Basic Content Chunking
This method extracts articles in chunks of 512 tokens (approximately 2,000 characters).
Use this option for simple content processing when you do not require deep semantic understanding. It is ideal for smaller, less complex documents or when speed is a priority over nuanced content interpretation.
LLM Content Chunking
LLM chunking uses generative AI to perform smart content splitting, focusing on producing more meaningful and contextually relevant chunks. This approach leverages language models to identify and split key pieces of content, improving the relevance of each chunk.
Add new chunkers
To add a new chunker:
- Click Add new.
- Select the chunker type.
- Configure the chunker parameters (see details below).
- Click Save.
Chunker Parameters
The table below describes the Chunker parameters.
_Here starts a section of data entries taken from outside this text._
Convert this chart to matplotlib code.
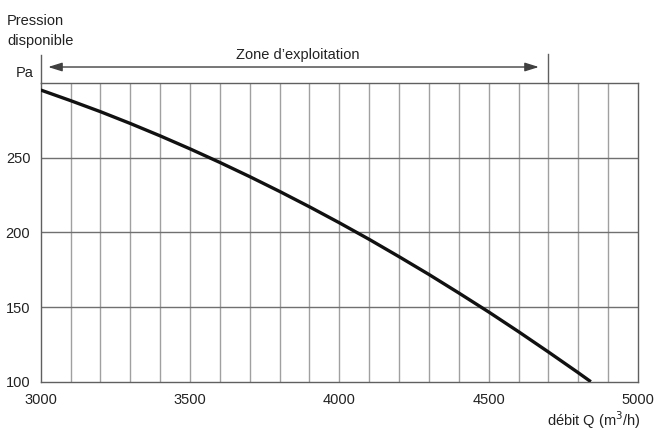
import matplotlib
matplotlib.use('Agg')
import matplotlib.pyplot as plt
import numpy as np

plt.rcParams['font.family'] = ['Liberation Sans', 'DejaVu Sans']

# débit Q (m3/h) vs pression disponible (Pa)
debit = [3000, 3100, 3200, 3300, 3400, 3500, 3600, 3700, 3800, 3900,
         4000, 4100, 4200, 4300, 4400, 4500, 4600, 4700, 4800, 4842]
pression = [295.3, 288.2, 280.8, 272.9, 264.6, 255.9, 246.8, 237.3, 227.4,
            217.1, 206.4, 195.3, 183.7, 171.8, 159.4, 146.7, 133.5, 119.9,
            106.0, 100.0]

x_ticks = [3000, 3500, 4000, 4500, 5000]
y_ticks = [100, 150, 200, 250]
zone_start, zone_end = 3000, 4700

fig = plt.figure(figsize=(6.56, 4.30), dpi=100)
ax = fig.add_axes([0.062, 0.1123, 0.9106, 0.6947])

ax.set_xlim(3000, 5000)
ax.set_ylim(100, 300)

# grid: thin vertical lines every 100 m3/h, horizontal lines at y ticks
for xv in np.arange(3100, 5000, 100):
    ax.axvline(xv, color='#a0a0a0', lw=1.0, zorder=1)
for yv in y_ticks[1:]:
    ax.axhline(yv, color='#707070', lw=1.0, zorder=1)

for side in ['left', 'bottom', 'top', 'right']:
    ax.spines[side].set_color('#606060')
    ax.spines[side].set_linewidth(1.0)

ax.plot(debit, pression, color='#111111', lw=2.4, zorder=3,
        solid_capstyle='butt', solid_joinstyle='round')

ax.set_xticks(x_ticks)
ax.set_yticks(y_ticks)
ax.tick_params(length=0, labelsize=10.5, labelcolor='#222222')
ax.tick_params(axis='x', pad=8)
ax.tick_params(axis='y', pad=7.5)

# lines above the box: left spine and zone limit
ax.plot([3000, 3000], [300, 318.7], color='#606060', lw=1.0, clip_on=False)
ax.plot([zone_end, zone_end], [300, 319.4], color='#606060', lw=1.0,
        clip_on=False)

ax.annotate('', xy=(3025, 310.7), xytext=(4668, 310.7),
            arrowprops=dict(arrowstyle='<|-|>,head_length=0.7,head_width=0.22',
                            color='#404040', lw=1.0, mutation_scale=12,
                            shrinkA=0, shrinkB=0),
            annotation_clip=False)
ax.text(3860, 318.7, 'Zone d’exploitation', ha='center', va='center',
        fontsize=10.5, color='#222222')

fig.text(0.011, 0.927, 'Pression\ndisponible', ha='left', va='center',
         fontsize=10.5, linespacing=1.55, color='#222222')
fig.text(0.051, 0.830, 'Pa', ha='right', va='center', fontsize=10.5,
         color='#222222')
fig.text(0.976, 0.023, 'débit Q (m$^{3}$/h)', ha='right', va='center',
         fontsize=10.5, color='#222222')

fig.savefig('out.png', dpi=100)
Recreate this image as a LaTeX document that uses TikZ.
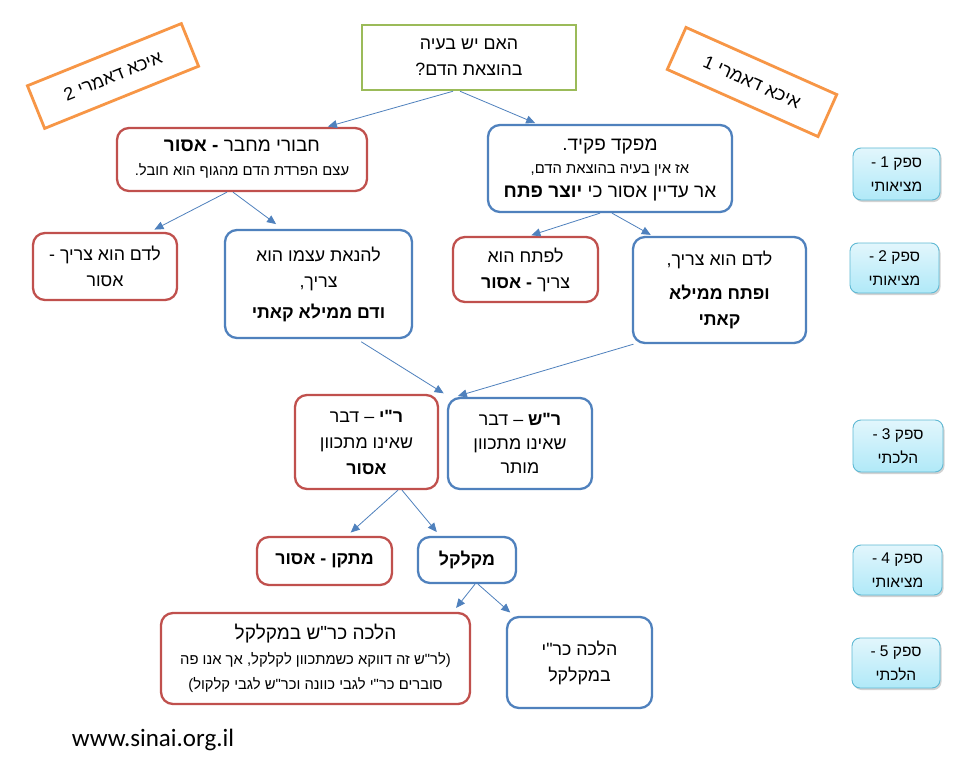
\documentclass[tikz,border=0pt]{standalone}
\usepackage{fontspec}
\setmainfont{Liberation Sans}[Script=Hebrew,Ligatures=TeXOff]
\newfontfamily\webfont{Carlito}
\usepackage{tikz}
\usetikzlibrary{arrows.meta, positioning, shadows}
\TeXXeTstate=1
\definecolor{ansRed}{RGB}{192,80,77}
\definecolor{ansBlue}{RGB}{79,129,189}
\definecolor{qGreen}{RGB}{155,187,89}
\definecolor{dmOrange}{RGB}{247,150,70}
\definecolor{sfkLine}{RGB}{95,185,212}
\definecolor{sfkTop}{RGB}{226,246,252}
\definecolor{sfkBot}{RGB}{176,233,248}
\newcommand{\rl}[1]{\beginR #1\endR}
\newcommand{\smalltxt}{\fontsize{14.8}{20}\selectfont}

\begin{document}
\begin{tikzpicture}[x=1pt,y=-1pt,
    txt/.style={align=center,font=\fontsize{17.8}{26}\selectfont,inner sep=0pt},
    redbox/.style={txt,draw=ansRed,line width=2.3pt,rounded corners=12pt},
    bluebox/.style={txt,draw=ansBlue,line width=2.3pt,rounded corners=12pt},
    qbox/.style={txt,draw=qGreen,line width=2.5pt},
    dmbox/.style={txt,draw=dmOrange,line width=2.8pt,font=\fontsize{18}{22}\selectfont},
    sfkbox/.style={align=center,font=\fontsize{15.5}{24}\selectfont,inner sep=0pt,
      draw=sfkLine,line width=0.9pt,rounded corners=8pt,top color=sfkTop,bottom color=sfkBot,
      drop shadow={shadow xshift=1.5pt,shadow yshift=-2pt,opacity=0.35}},
    link/.style={draw=ansBlue,line width=0.8pt,-{Triangle[length=9pt,width=8pt]}}
  ]
  \fill[white] (0,0) rectangle (953,765);
  \useasboundingbox (0,0) rectangle (953,765);

  % Question and the two versions
  \node[qbox,minimum width=214pt,minimum height=65pt] (q) at (469,57.5)
    {\rl{האם יש בעיה}\\ \rl{בהוצאת הדם?}};
  \node[dmbox,minimum width=166pt,minimum height=46pt,rotate=22] (dm2) at (113,76)
    {\rl{איכא דאמרי 2}};
  \node[dmbox,minimum width=165pt,minimum height=46pt,rotate=-24] (dm1) at (752,82)
    {\rl{איכא דאמרי 1}};

  % Safek 1
  \node[redbox,minimum width=250pt,minimum height=63pt] (hib) at (242,159.5)
    {\fontsize{19}{23}\selectfont\rl{חבורי מחבר \textbf{- אסור}}\\[-2pt]
     \smalltxt\rl{עצם הפרדת הדם מהגוף הוא חובל.}};
  \node[bluebox,minimum width=244pt,minimum height=87pt,text depth=-4pt] (mfk) at (610,168.5)
    {\fontsize{19}{22}\selectfont\rl{מפקד פקיד.}\\[-3pt]
     \smalltxt\rl{אז אין בעיה בהוצאת הדם,}\\[-2pt]
     \fontsize{19}{21}\selectfont\rl{אר עדיין אסור כי \textbf{יוצר פתח}}};

  % Safek 2
  \node[redbox,minimum width=144pt,minimum height=67pt] (ldamA) at (105,266.5)
    {\rl{לדם הוא צריך -}\\ \rl{אסור}};
  \node[bluebox,minimum width=187pt,minimum height=108pt] (hanaa) at (318.5,284)
    {\rl{להנאת עצמו הוא}\\ \rl{צריך,}\\[5pt] \rl{\textbf{ודם ממילא קאתי}}};
  \node[redbox,minimum width=145pt,minimum height=65pt] (lpetach) at (525.5,269.5)
    {\rl{לפתח הוא}\\ \rl{צריך \textbf{- אסור}}};
  \node[bluebox,minimum width=173pt,minimum height=106pt] (ldamB) at (719.5,290)
    {\rl{לדם הוא צריך,}\\[8pt] \rl{\textbf{ופתח ממילא}}\\ \rl{\textbf{קאתי}}};

  % Safek 3
  \node[redbox,minimum width=143pt,minimum height=94pt] (ry) at (366.5,442)
    {\rl{\textbf{ר"י} – דבר}\\ \rl{שאינו מתכוון}\\ \rl{\textbf{אסור}}};
  \node[bluebox,minimum width=144pt,minimum height=91pt] (rs) at (520,443.5)
    {\rl{\textbf{ר"ש} – דבר}\\[-2pt] \rl{שאינו מתכוון}\\[-2pt] \rl{מותר}};

  % Safek 4
  \node[redbox,minimum width=135pt,minimum height=48pt] (metaken) at (324.5,561)
    {\rl{\textbf{מתקן - אסור}}};
  \node[bluebox,minimum width=98pt,minimum height=46pt] (mekalkel) at (467,560)
    {\rl{\textbf{מקלקל}}};

  % Safek 5
  \node[redbox,minimum width=309pt,minimum height=91pt] (halRS) at (315.5,658.5)
    {\fontsize{19}{24}\selectfont\rl{הלכה כר"ש במקלקל}\\[-1pt]
     \smalltxt\rl{לר"ש זה דווקא כשמתכוון לקלקל, אך אנו פה}(\\[-1pt]
     \smalltxt)\rl{סוברים כר"י לגבי כוונה וכר"ש לגבי קלקול}};
  \node[bluebox,minimum width=145pt,minimum height=91pt] (halRY) at (579.5,662.5)
    {\rl{הלכה כר"י}\\ \rl{במקלקל}};

  % Safek labels
  \node[sfkbox,minimum width=87pt,minimum height=52pt] (s1) at (896.5,174)
    {\rl{ספק 1 -}\\ \rl{מציאותי}};
  \node[sfkbox,minimum width=89pt,minimum height=50pt] (s2) at (894.5,268)
    {\rl{ספק 2 -}\\ \rl{מציאותי}};
  \node[sfkbox,minimum width=90pt,minimum height=52pt] (s3) at (898,446)
    {\rl{ספק 3 -}\\ \rl{הלכתי}};
  \node[sfkbox,minimum width=89pt,minimum height=50pt] (s4) at (897.5,570)
    {\rl{ספק 4 -}\\ \rl{מציאותי}};
  \node[sfkbox,minimum width=88pt,minimum height=50pt] (s5) at (896,663)
    {\rl{ספק 5 -}\\ \rl{הלכתי}};

  \node[font=\webfont\fontsize{25}{28}\selectfont,inner sep=0pt] (web) at (153,740)
    {www.sinai.org.il};

  % Connectors
  \draw[link,shorten >=1pt] ([xshift=-16pt]q.south) -- ([xshift=85pt]hib.north);
  \draw[link,shorten >=2pt] ([xshift=-9pt]q.south) -- ([xshift=-73pt]mfk.north);
  \draw[link,shorten >=5pt] ([xshift=-15pt]hib.south) -- ([xshift=45pt]ldamA.north);
  \draw[link,shorten >=8pt] ([xshift=-9pt]hib.south) -- ([xshift=-36pt]hanaa.north);
  \draw[link,shorten >=2pt] ([xshift=-10pt]mfk.south) -- ([xshift=4pt]lpetach.north);
  \draw[link,shorten >=2pt] ([xshift=2pt]mfk.south) -- ([xshift=-67pt]ldamB.north);
  \draw[link,shorten <=5pt,shorten >=1pt] ([xshift=38.5pt]hanaa.south) -- ([xshift=78pt]ry.north);
  \draw[link,shorten >=3pt] ([xshift=-86pt]ldamB.south) -- ([xshift=-65pt]rs.north);
  \draw[link,shorten >=5pt] ([xshift=31.5pt]ry.south) -- ([xshift=22.5pt]metaken.north);
  \draw[link,shorten >=5pt] ([xshift=35.5pt]ry.south) -- ([xshift=-27pt]mekalkel.north);
  \draw[link,shorten >=5pt] ([xshift=8pt]mekalkel.south) -- ([xshift=137.5pt]halRS.north);
  \draw[link,shorten >=5pt] ([xshift=11pt]mekalkel.south) -- ([xshift=-65.5pt]halRY.north);

\end{tikzpicture}
\end{document}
| Parameter | Description |
|---|---|
| Caption |
The display name of the content chunker in the UI. Use a descriptive name to distinguish between multiple configurations. |
| Type |
Determines the chunking method:
|
| Generative Endpoint |
NOTE: Available for LLM chunkers only.
Select the generative endpoint the chunker will use to process content. The available options correspond to the endpoints configured in the Generative Endpoints section. |
| Max Tokens |
NOTE: Available for Basic chunkers only.
Defines the maximum number of tokens per chunk. Controls output length to prevent excessively large chunks Info: Max Tokens cannot exceed the remaining space in the Model Context Window Size after accounting for input tokens.
|
| Max Lines |
NOTE: Available for LLM chunkers only.
Limits the number of lines in each chunk, regardless of token count.. Structures the output into a fixed number of lines. This parameter is specific to the generative model being used. For optimal performance, you should adjust these values based on the capabilities of the selected generative endpoint. Info: If both Max Tokens (per request) (in the generative endpoint configuration) and Max Lines are set, the model generates up to Max Tokens (per request) but also stops at Max Lines — whichever limit is reached first.
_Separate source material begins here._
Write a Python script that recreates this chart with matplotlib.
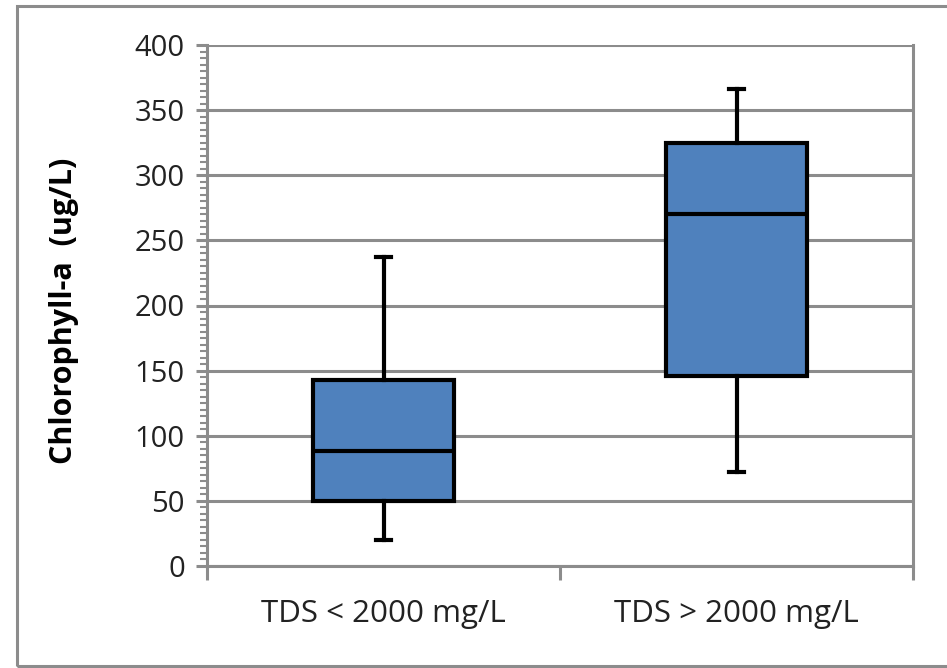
import matplotlib.pyplot as plt
from matplotlib.patches import Rectangle
from matplotlib.ticker import MultipleLocator

# values (ug/L)
groups = ["TDS < 2000 mg/L", "TDS > 2000 mg/L"]
whisker_low = [20, 72]
q1 = [50, 146]
median = [88, 270]
q3 = [143, 325]
whisker_high = [237, 366]

plt.rcParams["font.family"] = ["Open Sans", "DejaVu Sans"]

grid_col = "#8c8c8c"
box_col = "#4f81bd"

fig = plt.figure(figsize=(9.47, 6.68), dpi=100)
ax = fig.add_axes([207 / 947, 102 / 668, 706 / 947, 521 / 668])

# outer chart frame like Excel (right edge runs off the image)
fig.patches.append(Rectangle((17 / 947, 2 / 668), 1.05, 660 / 668,
                             transform=fig.transFigure, fill=False,
                             edgecolor=grid_col, linewidth=2.2))

stats = []
for i, g in enumerate(groups):
    stats.append(dict(label=g, whislo=whisker_low[i], q1=q1[i], med=median[i],
                      q3=q3[i], whishi=whisker_high[i], fliers=[]))

ax.bxp(stats, positions=[0, 1], widths=0.4, patch_artist=True,
       boxprops=dict(facecolor=box_col, edgecolor="black", linewidth=3),
       medianprops=dict(color="black", linewidth=3),
       whiskerprops=dict(color="black", linewidth=3),
       capprops=dict(color="black", linewidth=3),
       capwidths=0.04, zorder=3)

ax.set_xlim(-0.5, 1.5)
ax.set_ylim(0, 400)
ax.yaxis.set_major_locator(MultipleLocator(50))
ax.yaxis.set_minor_locator(MultipleLocator(5))
ax.grid(axis="y", color=grid_col, linewidth=2.2, zorder=0)
ax.set_axisbelow(True)

for s in ax.spines.values():
    s.set_color(grid_col)
    s.set_linewidth(2.2)
ax.spines["top"].set_visible(False)

ax.set_xticks([0, 1])
ax.set_xticklabels(groups)
ax.set_xticks([-0.5, 0.5, 1.5], minor=True)
ax.tick_params(axis="x", which="major", length=0, labelsize=22.5, pad=24, colors="#222222")
ax.tick_params(axis="x", which="minor", length=10, width=2.2, color=grid_col)
ax.tick_params(axis="y", which="major", length=8, width=2.2, color=grid_col,
               labelsize=21, labelcolor="#222222", pad=8)
ax.tick_params(axis="y", which="minor", length=5, width=1.5, color=grid_col)

ax.set_ylabel("Chlorophyll-a  (ug/L)", fontsize=22, fontweight="bold")
ax.yaxis.set_label_coords(-0.182, 0.49)

fig.savefig("out.png", dpi=100)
Example: If you use a model with a token limit of 4,096, you might set Max Tokens (per request) to 2,000 and Max Lines to 30 to ensure each chunk is appropriately sized. |
| Keep Table Structure |
This option, allows you to exclude tables from LLM chunking and process them with Druid’s proprietary chunking technology. Enabling this option is useful for maintaining the structure and readability of tables in the processed content, ensuring tables are handled more precisely than with LLM-based chunking. Info: If your documents include structured tables or data that need to be accurately retained, consider enabling this option for better results.
|
| Prompt |
NOTE: Available for LLM chunkers only.
Defines the instructions the model uses to interpret and process the chunking task. You can edit the prompt directly in the text field to customize how the LLM splits content. The default prompt ensures article/paragraph titles are always extracted in the same language as the source document. If you use a custom prompt, you can add the following rules manually:
Copy
|
Generated Elements
The Generated Elements section controls additional elements the LLM creates during the chunking process. While enabling these options may increase chunking execution time, they ensure higher quality matching at prediction time.
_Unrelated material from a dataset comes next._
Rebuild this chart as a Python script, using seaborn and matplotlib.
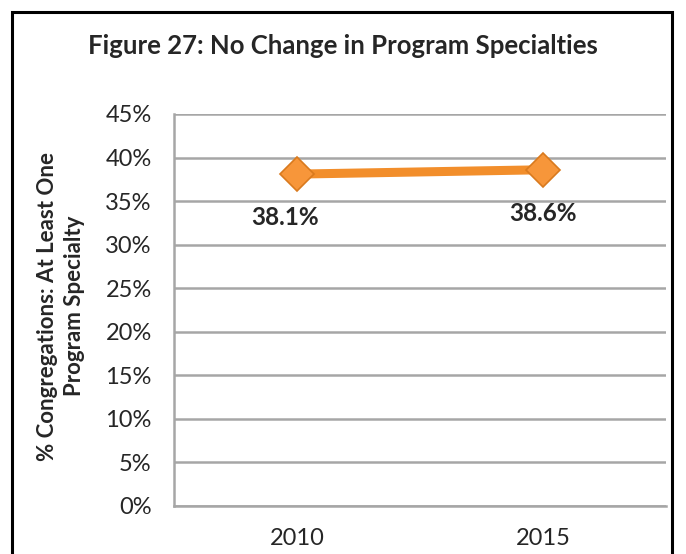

The following options are available:
| Parameter | Description |
|---|---|
| Generate summary |
Controls whether the LLM generates a summary for each document paragraph during the initial chunking process. NOTE: The Train generated summary option must be enabled under Advanced Settings > Embedding > Trainable Elements for generated summaries to be used in training sets.
|
| Generate split reasoning | Controls whether the LLM provides a logical explanation for content split decisions during the document processing phase. |
| No. of generated questions for train |
Defines the number of additional questions the LLM generates for training data to enhance model performance. NOTE: The Train generated questions option must be enabled under Advanced Settings > Embedding > Trainable Elements for generated questions to be used in training sets.
|
| No. of generated questions for evaluation | Defines the number of questions the LLM generates automatically for evaluation data purposes. |
To review the data generated by the LLM when any of these options are active, create a dedicated view and add it to a workspace.